Christopher vient au monde en 1924. Fils d’Edith et de John Ronald, il doit son prénom à Christopher Wiseman, membre du T.C.B.S. et meilleur ami de son père durant ses années d’études à la King Edward School. Troisième d’une fratrie de quatre — Priscilla, la petite dernière, naîtra en 1929 —, il est l’un des premiers auditeurs du professeur, qui prend plaisir à inventer des histoires pour ses enfants. De Roverandom aux Lettres du Père Noël en passant par Le Hobbit, c’est à eux qu’elles sont destinées : plus qu’un patrimoine littéraire, c’est avant tout un patrimoine familial. On imagine ainsi l’importance qu’ont ces récits aux yeux de Christopher. A ce sujet, il déclarait en 2012, dans le Monde :
Aussi étrange que cela puisse paraître, j’ai grandi dans le monde qu’il a créé. Pour moi, les villes du Silmarillion sont plus réelles que Babylone.
https://www.lemonde.fr/culture/article/2012/07/05/tolkien-l-anneau-de-la-discorde_1729858_3246.html
Principal critique et collaborateur
Il se souvenait aussi (j’avais alors entre quatre et cinq ans) que je m’intéressais beaucoup à des questions de cohérence mineures au fil du récit et qu’un jour j’ai interrompu mon père : “La dernière fois, tu as dit que la porte d’entrée de Bilbo était bleue et tu as dit que Thorin avait un gland doré sur son capuchon, mais tu viens de dire que la porte d’entrée de Bilbo était verte et que le gland du capuchon de Thorin était argenté” ; mon père murmura alors : “Sacré garçon”, puis il “traversa la pièce à grands pas” jusqu’à son bureau pour prendre note.
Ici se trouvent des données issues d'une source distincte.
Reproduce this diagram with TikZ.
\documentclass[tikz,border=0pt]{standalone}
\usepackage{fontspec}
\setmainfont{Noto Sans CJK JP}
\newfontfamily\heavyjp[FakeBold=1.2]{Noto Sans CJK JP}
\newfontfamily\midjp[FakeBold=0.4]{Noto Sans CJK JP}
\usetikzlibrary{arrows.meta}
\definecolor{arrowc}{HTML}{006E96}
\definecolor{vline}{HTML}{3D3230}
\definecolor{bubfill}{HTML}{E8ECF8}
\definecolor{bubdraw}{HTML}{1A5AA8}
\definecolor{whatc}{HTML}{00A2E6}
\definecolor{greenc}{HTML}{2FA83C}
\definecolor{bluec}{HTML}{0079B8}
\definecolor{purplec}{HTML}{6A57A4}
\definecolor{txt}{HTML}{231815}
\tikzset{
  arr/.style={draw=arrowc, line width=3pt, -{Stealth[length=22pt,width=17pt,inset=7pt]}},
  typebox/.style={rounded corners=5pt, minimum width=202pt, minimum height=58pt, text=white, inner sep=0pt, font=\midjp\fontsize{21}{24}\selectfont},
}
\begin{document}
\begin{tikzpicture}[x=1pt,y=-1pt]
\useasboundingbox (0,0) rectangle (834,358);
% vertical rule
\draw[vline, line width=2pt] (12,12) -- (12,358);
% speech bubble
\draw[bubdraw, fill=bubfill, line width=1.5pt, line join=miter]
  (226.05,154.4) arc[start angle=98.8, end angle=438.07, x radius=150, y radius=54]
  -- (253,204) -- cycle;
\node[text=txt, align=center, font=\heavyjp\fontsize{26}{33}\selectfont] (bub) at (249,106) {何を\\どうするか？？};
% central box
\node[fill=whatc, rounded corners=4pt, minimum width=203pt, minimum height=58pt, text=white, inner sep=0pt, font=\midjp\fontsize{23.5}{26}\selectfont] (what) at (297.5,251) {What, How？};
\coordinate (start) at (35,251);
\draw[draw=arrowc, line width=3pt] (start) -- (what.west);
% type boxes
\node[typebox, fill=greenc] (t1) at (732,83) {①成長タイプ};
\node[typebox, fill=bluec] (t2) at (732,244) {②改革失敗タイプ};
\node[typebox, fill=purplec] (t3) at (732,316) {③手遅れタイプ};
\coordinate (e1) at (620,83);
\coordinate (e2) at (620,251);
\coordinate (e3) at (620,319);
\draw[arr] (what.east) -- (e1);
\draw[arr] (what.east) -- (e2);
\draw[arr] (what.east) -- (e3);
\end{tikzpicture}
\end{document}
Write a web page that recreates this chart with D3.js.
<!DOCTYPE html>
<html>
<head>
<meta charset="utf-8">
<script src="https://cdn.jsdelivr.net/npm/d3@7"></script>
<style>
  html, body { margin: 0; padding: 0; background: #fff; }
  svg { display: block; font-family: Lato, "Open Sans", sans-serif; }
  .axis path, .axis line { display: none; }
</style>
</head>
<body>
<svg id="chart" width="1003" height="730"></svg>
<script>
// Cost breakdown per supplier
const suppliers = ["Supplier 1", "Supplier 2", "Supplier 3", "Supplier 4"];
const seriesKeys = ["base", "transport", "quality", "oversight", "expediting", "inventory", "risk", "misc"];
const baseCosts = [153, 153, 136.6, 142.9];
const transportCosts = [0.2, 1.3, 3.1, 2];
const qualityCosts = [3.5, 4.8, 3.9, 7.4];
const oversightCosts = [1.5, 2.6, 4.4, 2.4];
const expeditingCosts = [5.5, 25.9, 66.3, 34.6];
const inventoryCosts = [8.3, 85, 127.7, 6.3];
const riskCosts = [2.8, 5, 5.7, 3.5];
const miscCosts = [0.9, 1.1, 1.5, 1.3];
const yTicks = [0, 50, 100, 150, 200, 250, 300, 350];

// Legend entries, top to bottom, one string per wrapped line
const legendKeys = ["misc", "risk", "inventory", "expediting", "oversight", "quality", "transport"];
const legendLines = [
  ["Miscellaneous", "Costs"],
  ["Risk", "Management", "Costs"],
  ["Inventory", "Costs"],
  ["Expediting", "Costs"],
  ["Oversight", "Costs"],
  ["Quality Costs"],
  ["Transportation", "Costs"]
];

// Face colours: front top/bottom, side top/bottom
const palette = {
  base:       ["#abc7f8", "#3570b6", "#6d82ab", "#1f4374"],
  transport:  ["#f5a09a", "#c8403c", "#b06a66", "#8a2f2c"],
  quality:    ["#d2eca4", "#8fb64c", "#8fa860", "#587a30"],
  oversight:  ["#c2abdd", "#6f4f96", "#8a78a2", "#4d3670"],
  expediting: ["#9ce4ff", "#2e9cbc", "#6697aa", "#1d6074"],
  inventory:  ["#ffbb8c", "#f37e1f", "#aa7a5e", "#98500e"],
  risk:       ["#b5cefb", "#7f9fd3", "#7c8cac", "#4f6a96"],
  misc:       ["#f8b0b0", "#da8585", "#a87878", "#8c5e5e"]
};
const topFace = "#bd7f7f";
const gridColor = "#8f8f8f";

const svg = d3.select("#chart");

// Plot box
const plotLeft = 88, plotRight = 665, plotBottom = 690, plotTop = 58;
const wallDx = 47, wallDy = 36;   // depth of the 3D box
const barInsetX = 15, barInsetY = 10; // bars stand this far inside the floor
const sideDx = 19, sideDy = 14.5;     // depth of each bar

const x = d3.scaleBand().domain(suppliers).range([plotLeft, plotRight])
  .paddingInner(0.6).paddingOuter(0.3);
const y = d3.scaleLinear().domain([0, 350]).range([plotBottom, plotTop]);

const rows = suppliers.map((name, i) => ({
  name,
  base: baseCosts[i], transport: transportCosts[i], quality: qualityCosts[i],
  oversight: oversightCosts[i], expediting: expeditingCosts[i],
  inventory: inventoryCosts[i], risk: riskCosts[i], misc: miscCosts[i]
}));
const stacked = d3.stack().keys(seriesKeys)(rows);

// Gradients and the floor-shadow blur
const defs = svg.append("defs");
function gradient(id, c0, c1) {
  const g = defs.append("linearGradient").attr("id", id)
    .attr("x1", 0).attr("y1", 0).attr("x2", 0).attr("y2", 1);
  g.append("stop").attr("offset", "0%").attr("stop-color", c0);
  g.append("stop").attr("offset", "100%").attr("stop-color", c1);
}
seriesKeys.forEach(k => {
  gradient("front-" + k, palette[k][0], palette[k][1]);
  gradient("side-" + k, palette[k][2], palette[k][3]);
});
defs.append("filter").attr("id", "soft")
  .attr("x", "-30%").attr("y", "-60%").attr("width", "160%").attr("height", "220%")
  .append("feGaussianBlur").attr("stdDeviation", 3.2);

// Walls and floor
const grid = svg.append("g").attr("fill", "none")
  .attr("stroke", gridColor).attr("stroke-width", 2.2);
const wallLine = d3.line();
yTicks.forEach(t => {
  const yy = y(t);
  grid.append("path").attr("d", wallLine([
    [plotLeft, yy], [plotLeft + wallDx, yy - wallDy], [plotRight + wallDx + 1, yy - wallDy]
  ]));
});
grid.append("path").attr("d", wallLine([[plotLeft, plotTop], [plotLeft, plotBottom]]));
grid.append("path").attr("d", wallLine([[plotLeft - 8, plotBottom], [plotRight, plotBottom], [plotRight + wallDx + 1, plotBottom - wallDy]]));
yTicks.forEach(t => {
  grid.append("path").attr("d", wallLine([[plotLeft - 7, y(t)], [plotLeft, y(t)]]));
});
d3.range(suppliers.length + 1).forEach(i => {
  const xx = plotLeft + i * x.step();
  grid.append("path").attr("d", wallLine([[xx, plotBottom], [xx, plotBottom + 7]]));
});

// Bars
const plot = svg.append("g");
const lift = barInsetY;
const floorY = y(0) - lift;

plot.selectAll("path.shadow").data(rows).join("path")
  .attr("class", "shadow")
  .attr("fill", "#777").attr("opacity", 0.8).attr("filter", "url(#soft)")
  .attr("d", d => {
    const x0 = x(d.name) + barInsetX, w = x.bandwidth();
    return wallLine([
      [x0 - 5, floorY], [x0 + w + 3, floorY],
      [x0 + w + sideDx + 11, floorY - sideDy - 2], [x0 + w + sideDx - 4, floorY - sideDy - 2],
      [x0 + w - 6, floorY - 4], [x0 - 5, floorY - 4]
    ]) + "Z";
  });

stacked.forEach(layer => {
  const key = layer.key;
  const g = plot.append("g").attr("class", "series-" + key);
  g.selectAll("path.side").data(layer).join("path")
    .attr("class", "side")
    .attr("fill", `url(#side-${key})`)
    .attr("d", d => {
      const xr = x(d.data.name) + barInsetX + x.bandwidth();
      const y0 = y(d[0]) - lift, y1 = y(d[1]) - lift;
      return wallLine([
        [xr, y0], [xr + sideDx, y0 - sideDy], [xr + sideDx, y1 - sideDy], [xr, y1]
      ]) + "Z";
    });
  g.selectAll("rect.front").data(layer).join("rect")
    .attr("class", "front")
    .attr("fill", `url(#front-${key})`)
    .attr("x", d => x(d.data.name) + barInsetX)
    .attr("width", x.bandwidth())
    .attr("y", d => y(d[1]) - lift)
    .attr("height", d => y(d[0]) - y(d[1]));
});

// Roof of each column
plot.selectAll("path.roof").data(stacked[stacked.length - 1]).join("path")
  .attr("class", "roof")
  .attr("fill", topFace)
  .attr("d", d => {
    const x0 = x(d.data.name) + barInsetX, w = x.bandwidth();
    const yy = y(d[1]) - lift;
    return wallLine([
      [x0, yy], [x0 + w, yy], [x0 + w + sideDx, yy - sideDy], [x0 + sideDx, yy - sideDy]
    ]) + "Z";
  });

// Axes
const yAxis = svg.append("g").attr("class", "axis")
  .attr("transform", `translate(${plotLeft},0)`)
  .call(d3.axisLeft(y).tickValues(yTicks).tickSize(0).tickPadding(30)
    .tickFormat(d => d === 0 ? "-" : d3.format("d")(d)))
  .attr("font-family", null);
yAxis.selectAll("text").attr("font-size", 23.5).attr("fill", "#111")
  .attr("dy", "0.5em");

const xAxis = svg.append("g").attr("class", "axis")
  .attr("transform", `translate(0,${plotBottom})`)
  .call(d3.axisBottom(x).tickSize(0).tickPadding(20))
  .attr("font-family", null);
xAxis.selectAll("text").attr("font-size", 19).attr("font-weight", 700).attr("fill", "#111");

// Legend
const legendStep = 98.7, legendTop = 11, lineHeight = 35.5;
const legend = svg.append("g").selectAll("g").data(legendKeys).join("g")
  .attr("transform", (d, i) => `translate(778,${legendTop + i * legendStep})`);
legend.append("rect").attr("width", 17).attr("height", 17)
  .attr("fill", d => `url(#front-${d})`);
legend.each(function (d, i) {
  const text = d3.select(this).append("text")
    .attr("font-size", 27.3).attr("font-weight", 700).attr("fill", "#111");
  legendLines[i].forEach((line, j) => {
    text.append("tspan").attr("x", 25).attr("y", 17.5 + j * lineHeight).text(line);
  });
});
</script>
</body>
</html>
(Préface à la 50e édition de Le Hobbit)
Après la publication du Hobbit en 1937, Allen & Unwin réclament une suite (Lettre 17 à Stanley Unwin). Christopher, alors âgé de 14 ans, est activement mis à contribution : Tolkien lui confie des extraits de ce nouveau récit afin de recueillir ses impressions (Lettre 26 à Stanley Unwin). Pendant les quinze années nécessaires à l’élaboration du Seigneur des Anneaux, Christopher continue de collaborer avec son père, lui livrant ses critiques au fur et à mesure du travail d’écriture. Même lors de la Seconde Guerre mondiale, alors engagé dans la Royal Air Force, il continue de recevoir de nombreux chapitres du Seigneur des Anneaux à lire et commenter (Lettres 50 à 97, puis 100 à 104).
Au sortir de la Guerre, ce travail de relecture et de critique se poursuit, doublé d’une nouvelle mission : analyser les différentes cartes de son père, qui se contredisent parfois, afin de les corriger et de les mettre au propre. Il lui arrive également de lire certains passages de l’intrigue au groupe des Inklings, qu’il fréquente maintenant régulièrement. Face à une telle implication il n’est guère étonnant, qu’il soit présenté, dans une lettre écrite par J.R.R. Tolkien à Stanley Unwin, comme son “principal critique et collaborateur” (Lettre 105 à Stanley Unwin).
En parallèle, Christopher reprend ses études au Trinity College. Après l’obtention de son bachelor’s degree en 1949, il devient tutor en vieil anglais, en norrois et en anglais moderne avant de devenir lecturer, suivant ainsi les traces de son père jusque dans le domaine universitaire. Ses différents travaux l’amènent à recevoir le titre de fellow au New College d’Oxford en 1963.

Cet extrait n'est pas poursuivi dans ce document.